Nelle condizioni attuali dell'umanità, e cioè dopo il peccato originale, il lavoro è normalmente accompagnato dalla fatica, che in certi casi può diventare assai pesante.

« Con il sudore della tua fronte mangerai il tuo pane »: è la penitenza imposta da Dio a tutto il genere umano.

Ma la fatica può diventare preziosa: « Sopportando la fatica del lavoro in unione con Cristo Crocifisso per noi, l'uomo collabora in qualche modo col Figlio di Dio alla redenzione dell'umanità » così dice il Concilio Vaticano II.

Questa verità è preziosissima e non dovrebbe mai essere dimenticata da chi lavora.

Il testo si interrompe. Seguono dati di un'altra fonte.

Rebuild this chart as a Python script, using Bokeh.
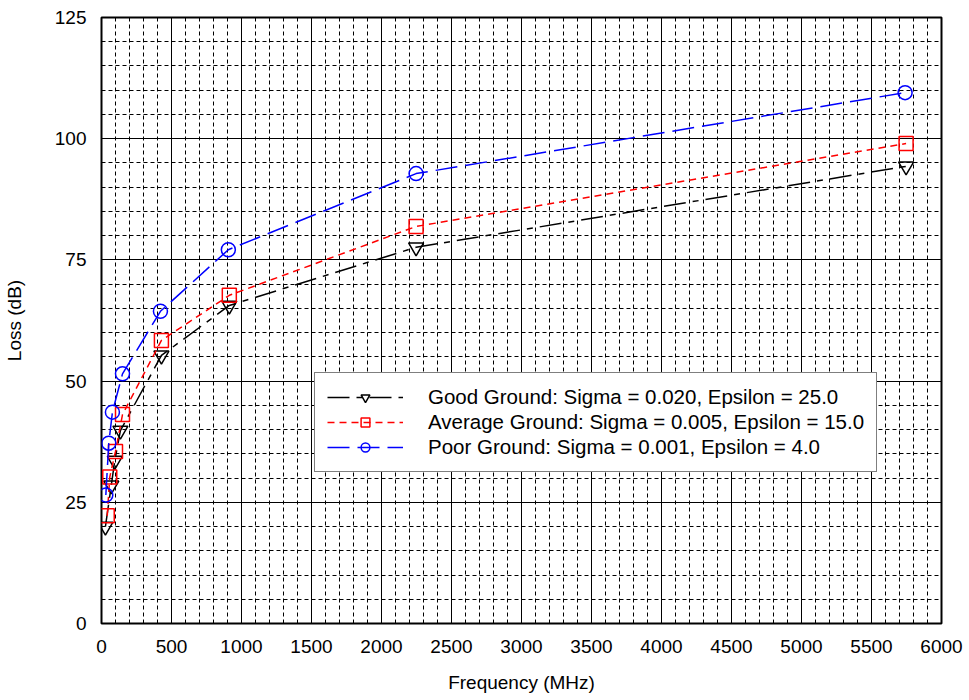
from bokeh.plotting import figure
from bokeh.models import Range1d, SingleIntervalTicker, Legend, LegendItem
from bokeh.embed import file_html
from bokeh.resources import INLINE

# Data (frequency in MHz, loss in dB)
good_freq = [28, 70, 95, 135, 428, 913, 2247, 5747]
good_loss = [20.0, 28.5, 33.6, 39.8, 55.3, 65.6, 77.6, 94.3]

avg_freq = [41, 59, 100, 150, 428, 913, 2247, 5747]
avg_loss = [22.2, 30.2, 35.5, 43.1, 58.4, 67.7, 81.9, 99.0]

poor_freq = [31, 52, 78, 150, 421, 906, 2247, 5740]
poor_loss = [26.5, 37.2, 43.6, 51.5, 64.4, 77.1, 92.8, 109.5]

labels = [
    "Good Ground: Sigma = 0.020, Epsilon = 25.0",
    "Average Ground: Sigma = 0.005, Epsilon = 15.0",
    "Poor Ground: Sigma = 0.001, Epsilon = 4.0",
]

FONT = "Liberation Sans"

p = figure(width=969, height=700, output_backend="svg", toolbar_location=None,
           x_range=Range1d(0, 6000), y_range=Range1d(0, 125),
           min_border_left=100, min_border_right=28, min_border_top=17,
           min_border_bottom=77)
p.background_fill_color = "white"
p.border_fill_color = "white"
p.outline_line_color = "black"
p.outline_line_width = 2

p.xaxis.ticker = SingleIntervalTicker(interval=500, num_minor_ticks=5)
p.yaxis.ticker = SingleIntervalTicker(interval=25, num_minor_ticks=5)

for ax in (p.xaxis, p.yaxis):
    ax.axis_line_color = None
    ax.major_tick_line_color = None
    ax.minor_tick_line_color = None
    ax.major_label_text_font = FONT
    ax.major_label_text_font_size = "19px"
    ax.major_label_text_color = "black"
    ax.axis_label_text_font = FONT
    ax.axis_label_text_font_size = "19px"
    ax.axis_label_text_font_style = "normal"
    ax.axis_label_text_color = "black"

p.xaxis.axis_label = "Frequency (MHz)"
p.yaxis.axis_label = "Loss (dB)"
p.xaxis.major_label_standoff = 10
p.xaxis.axis_label_standoff = 16
p.yaxis.major_label_standoff = 9
p.yaxis.axis_label_standoff = 27

for g in (p.xgrid, p.ygrid):
    g.grid_line_color = "black"
    g.grid_line_width = 1
    g.grid_line_alpha = 1
    g.minor_grid_line_color = "black"
    g.minor_grid_line_width = 1
    g.minor_grid_line_dash = "4 3"

l1 = p.line(good_freq, good_loss, line_color="black", line_width=1.5, line_dash="22 7 6 7")
m1 = p.scatter(good_freq, good_loss, marker="inverted_triangle", size=15,
               line_color="black", fill_color=None, line_width=1.5)
l2 = p.line(avg_freq, avg_loss, line_color="red", line_width=1.5, line_dash="7 5")
m2 = p.scatter(avg_freq, avg_loss, marker="square", size=14,
               line_color="red", fill_color=None, line_width=1.5)
l3 = p.line(poor_freq, poor_loss, line_color="blue", line_width=1.5, line_dash="22 8")
m3 = p.scatter(poor_freq, poor_loss, marker="circle", size=14,
               line_color="blue", fill_color=None, line_width=1.5)

legend = Legend(items=[
    LegendItem(label=labels[0], renderers=[l1, m1]),
    LegendItem(label=labels[1], renderers=[l2, m2]),
    LegendItem(label=labels[2], renderers=[l3, m3]),
], location=(213, 151))
legend.label_text_font = FONT
legend.label_text_font_size = "20.5px"
legend.label_text_color = "black"
legend.glyph_width = 76
legend.glyph_height = 22
legend.label_height = 22
legend.spacing = 1
legend.padding = 12
legend.margin = 0
legend.label_standoff = 25
legend.border_line_color = "black"
legend.border_line_width = 1.5
legend.background_fill_color = "white"
legend.background_fill_alpha = 1
p.add_layout(legend, "center")

open("out.html", "w").write(file_html(p, INLINE))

Non c'è bisogno di lasciare la propria condizione sociale ( salvo particolari vocazioni ) per consacrarsi a Dio.

Stando al proprio tavolo o banco di lavoro si può vivere da penitente e da apostoli.

Da ultimo il lavoro può diventare una glorificazione di Dio, se compiuto in quello spirito di fede che insegnava S. Giov. Batt. de La Salle ai suoi discepoli:

1) vedere tutte le cose come le vede Dio;

2) fare ogni cosa per Dio;

3) tutto ricevere dalle mani di Dio.

Tutto considerato, esiste nel campo dello spirito la bacchetta magica che trasforma in oro ogni cosa che tocca.

Quant'è facile, con un poco di attenzione, fare del bene e farsi dei meriti.

E quant'è triste constatare che, sotto questo profilo, nel mondo sono infiniti gli sprechi.


1 Ma queste idee possono essere più o meno approfondite e anche più o meno giuste, e la Chiesa, « Madre e maestra » di tutti gli uomini, sente il bisogno di far più luce sopra questo argomento.